Published online by Cambridge University Press: 05 June 2014
A Collaborative Process of Ensuring Aviation Safety
Since its inception, aviation has imbued the public mind with feelings of awe accompanied by outsized fears regarding its associated dangers. In response to these latter concerns, State and industry actors have made safety, and, in later years, security, a primary concern of global regulatory efforts. States have surrendered their sovereign authority over the subject of safety regulation to an extent far greater than has been done with regard to any other topic in this book.
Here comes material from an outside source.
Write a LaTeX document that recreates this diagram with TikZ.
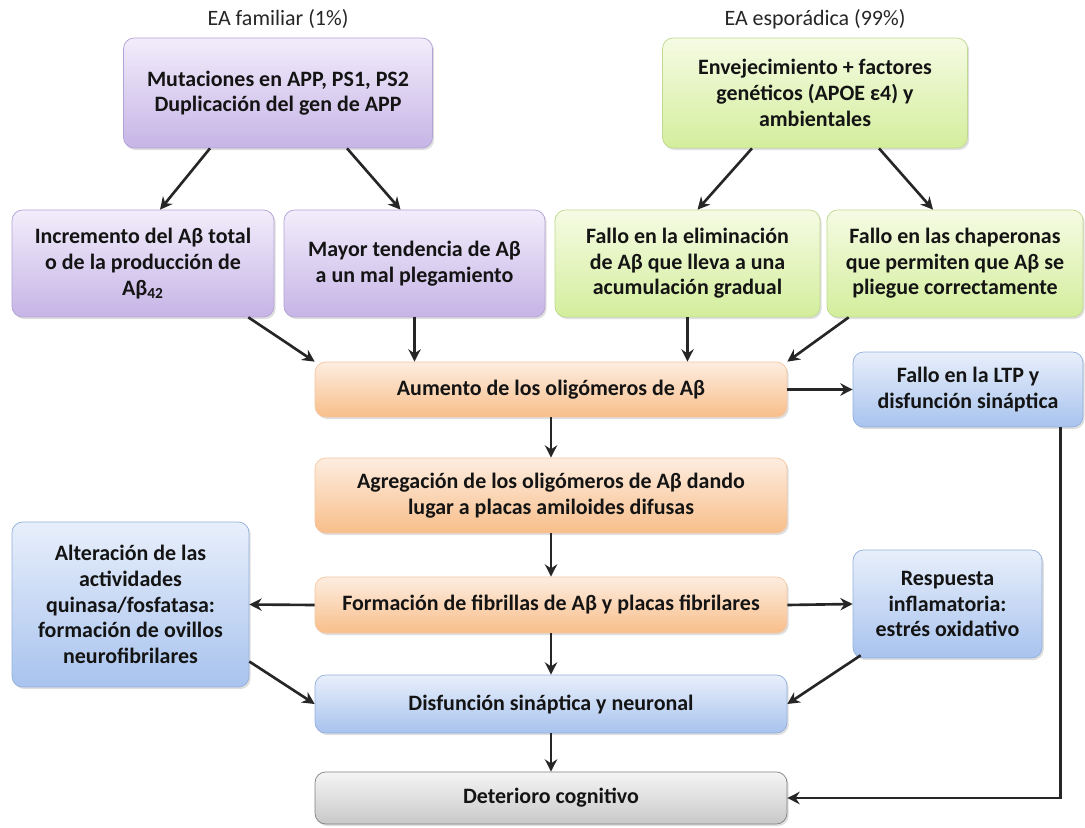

Although States have remained individually responsible for certifying the airworthiness of aircraft, for licensing pilots and other crewmembers, and for implementing the technical procedures and practices that the ICAO declares necessary to achieve an acceptable level of safety, for most of the world’s States these activities have meant adhering to standards originating elsewhere. The institutional and legal framework for international civil aviation safety regulation, in fact, is more collaborative and less controversial, more ICAO-driven and less reliant on State-to-State negotiations and bilateral agreements, than any topic we have covered thus far. Owing in part to its quiet, steady development and in part to its highly technical nature, safety regulation tends to receive less scholarly attention than other areas of aviation law and policy, and the concise treatment with which we begin this chapter reflects that reality. But conciseness of treatment should in no way be considered a reflection on the subject’s importance or on its place within the spectrum of issues commanding the attention of State and industry actors.